Thursday, September 29, 2016

JACK KIRBY'S 2001


Regular readers of this blog know that Jack Kirby is my all-time favorite comic book artist. At last weekend's Austin Wizard World Comic Con, the only thing I bought (besides a cup of coffee and a $4.25 bottle of Dr. Pepper!) was the book pictured above. I recall buying this one when it was originally published in 1976 but somehow, over the years, it disappeared from my collection. Sold or traded away most likely. It's one of the few Kirby comics from his second stint at Marvel during the mid '70s that included work on CAPTAIN AMERICA, THE BLACK PANTHER, THE ETERNALS and DEVIL DINOSAUR, that I don't currently own. I found a dealer who had a very nice condition copy for twenty-bucks. He let me have it for fifteen. Sold.

How do I begin to explain this one? If you thought Stanley Kubrick's 1968 film 2001: A SPACE ODYSSEY was a head scratcher the first time you saw it, this over-sized all-Kirby extravaganza offers some answers but raises an equal number of new questions. First, the film was released in 1968. This Treasury Edition behemoth was published in 1976, eight years after the film had come and gone. That's far too late to be accurately identified as a bonafide tie-in and, coming in '76, was a year before STAR WARS hit and changed everything, especially in regards to merchandising for blockbuster films. Apparently, Kirby wanted to do this book as part of his deal to return to Marvel in the mid '70s. Someone must have agreed to it because rights and permissions had to be secured from MGM and Stanley Kubrick and any one else who had a claim to the property. That's also probably why this material has never been reprinted in any form. Rights must have reverted to MGM and the Stanley Kubrick estate, not Marvel and/or Jack Kirby. While there's interest in seeing this reprinted as a Kirby work, I doubt there's much commercial potential in a reprint of a forty-year old adaptation of a forty-eight-year-old film.

While I'm always happy to see Kirby's work in any format, I have to admit that I don't believe he was the best artist for this material. Sure, his artwork is solid but it's not his best work. Frank Giacoia was not Kirby's strongest inker but he does a serviceable job here. Joe Sinnott would, of course, have been perfect. Mike Royer would have been a good choice also. Thank goodness the inking was not assigned to Vince Colletta.  Kirby's dynamic, powerful layouts, compositions, figures, landscapes and machinery are all well done but his style just never seems to mesh with the cold, sterile look and pace of Kubrick's visuals and storytelling. If any then contemporary artist could have more closely captured the look and feel of the film, I submit that Jim Steranko would have been a better choice. Of course if Steranko, never the fastest artist, had started work on the book in 1976, it might just now be ready for publication.
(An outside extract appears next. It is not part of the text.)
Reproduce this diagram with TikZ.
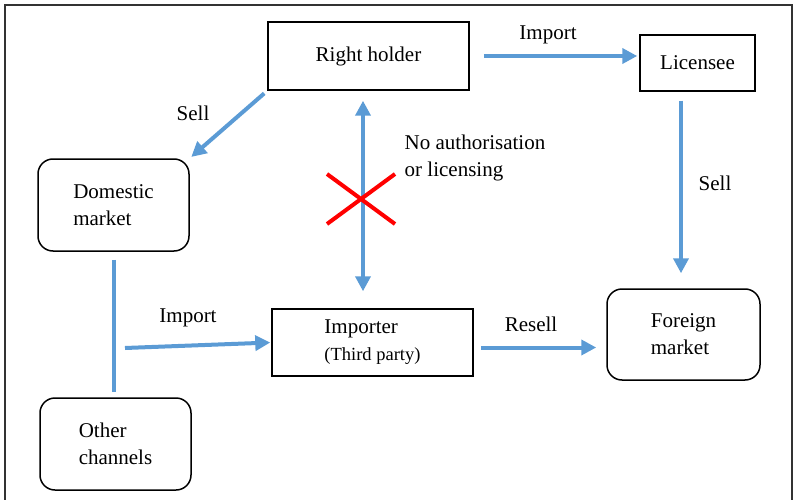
\documentclass[tikz,border=0pt]{standalone}
\usepackage{fontspec}
\setmainfont{Liberation Serif}
\usetikzlibrary{arrows.meta}
\definecolor{azul}{HTML}{5B9BD5}
\begin{document}
\begin{tikzpicture}[
    x=1pt, y=-1pt,
    every node/.style={font=\fontsize{21}{27}\selectfont},
    caja/.style={draw, line width=1.5pt, minimum width=201pt, minimum height=68pt},
    mercado/.style={draw, line width=1.5pt, rounded corners=15pt, minimum width=151pt, minimum height=92pt, align=left},
    flecha/.style={azul, line width=4pt, -{Triangle[length=15pt,width=15pt]}},
    flechaDoble/.style={azul, line width=4pt, {Triangle[length=15pt,width=15pt]}-{Triangle[length=15pt,width=15pt]}}
]
\useasboundingbox (0,0) rectangle (795,500);
% Marco
\draw[line width=1.5pt, black!80] (5,505) -- (5,5) -- (792,5) -- (792,505);
% Nodos
\node[caja] (titular) at (368.5,56) {Right holder};
\node[caja, minimum width=115pt, minimum height=56pt] (licenciatario) at (697.5,63) {Licensee};
\node[mercado] (mercadoInterno) at (113.5,205) {Domestic\\market};
\node[mercado] (otrosCanales) at (115.5,444) {Other\\channels};
\node[caja, minimum height=67pt, align=left] (importador) at (372.5,342.5) {Importer\\{\fontsize{18.5}{27}\selectfont(Third party)}};
\node[mercado, minimum width=153pt, minimum height=91pt] (mercadoExterior) at (683.5,334.5) {Foreign\\market};
% Etiquetas
\node (lblImport1) at (548,35) {Import};
\node (lblSell1) at (193,113) {Sell};
\node (lblSell2) at (715,183) {Sell};
\node (lblImport2) at (188,318) {Import};
\node (lblResell) at (531,324) {Resell};
\node[align=left] (lblNoAut) at (475,158) {No authorisation\\or licensing};
% Aristas
\draw[flecha, shorten <=14pt, shorten >=2pt] (titular.east) -- (titular.east -| licenciatario.west);
\draw[flecha, shorten <=4pt, shorten >=2pt] (titular.south west) -- (mercadoInterno.north east);
\draw[flecha, shorten <=9pt, shorten >=15pt] ([xshift=-2.5pt]mercadoExterior.north |- licenciatario.south) -- ([xshift=-2.5pt]mercadoExterior.north);
\draw[flechaDoble, shorten <=10pt, shorten >=17pt] ([xshift=-5.5pt]titular.south) -- ([xshift=-5.5pt]titular.south |- importador.north);
\draw[azul, line width=4pt, shorten <=8pt, shorten >=5pt] (mercadoInterno.south) -- (mercadoInterno.south |- otrosCanales.north);
\coordinate (ramal) at (125,348);
\draw[flecha, shorten >=1pt] (ramal) -- (importador.west);
\draw[flecha, shorten <=7pt, shorten >=10pt] ([yshift=-5pt]importador.east) -- ([yshift=-5pt]importador.east -| mercadoExterior.west);
% Cruz
\coordinate (cruz) at (361,199);
\draw[red, line width=4pt] ([shift={(-34,-25)}]cruz) -- ([shift={(34,25)}]cruz) ([shift={(-34,25)}]cruz) -- ([shift={(34,-25)}]cruz);
\end{tikzpicture}
\end{document}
So, let's take what we have and be glad that we have it. It's Kirby. What can I say? Jack also provides the captions and dialogue which explain everything we're seeing on the pages, leaving little or nothing to our imaginations. He over explains as much as Kubrick under explained events in the film. Where the film relied almost totally on visuals and sparse dialogue, deliberately evoking an ambiguous atmosphere full of mystery and wonder, Kirby spells it all out for us.

Plus, he adds material that was not in the film. This material appears to have come from two sources. One, Arthur C. Clarke's novel, 2001: A SPACE ODYSSEY and an earlier draft of the screenplay co-written by Clarke and Kubrick . The added material expands the narrative but doesn't change the storyline in any major way.

As good a penciler as Kirby was, his attempts to replicate the film's notorious "cosmic light show" finale, fall short here. His pages are full of star scapes, "Kirby Krackle" and, photo collages. It's good but it's not the awesome visuals seen in the film.

Apparently, the Treasury Edition sold well enough to warrant a continuing comic book series of the same name. In the monthly comic book, 2001: A SPACE ODYSSEY, Kirby repeated the same two part structure of the film for several issues. Open with a primitive man or woman, introduce the monolith, cut to the future where an astronaut encounters the monolith and is transformed into a "Star Baby." That's the gist of the first few issues until Kirby introduced a robot character who eventually became Machine Man, a hero who ended up taking over the book and causing a title change.

I'm glad I have this comic. It's not great but it is Kirby and even lesser Kirby work is better than many artists' best stuff. It's an adaptation of one of my all-time favorite films. It's a giant-size, tabloid format hunk of Bronze Age magic that's worth reading if you can track down a copy.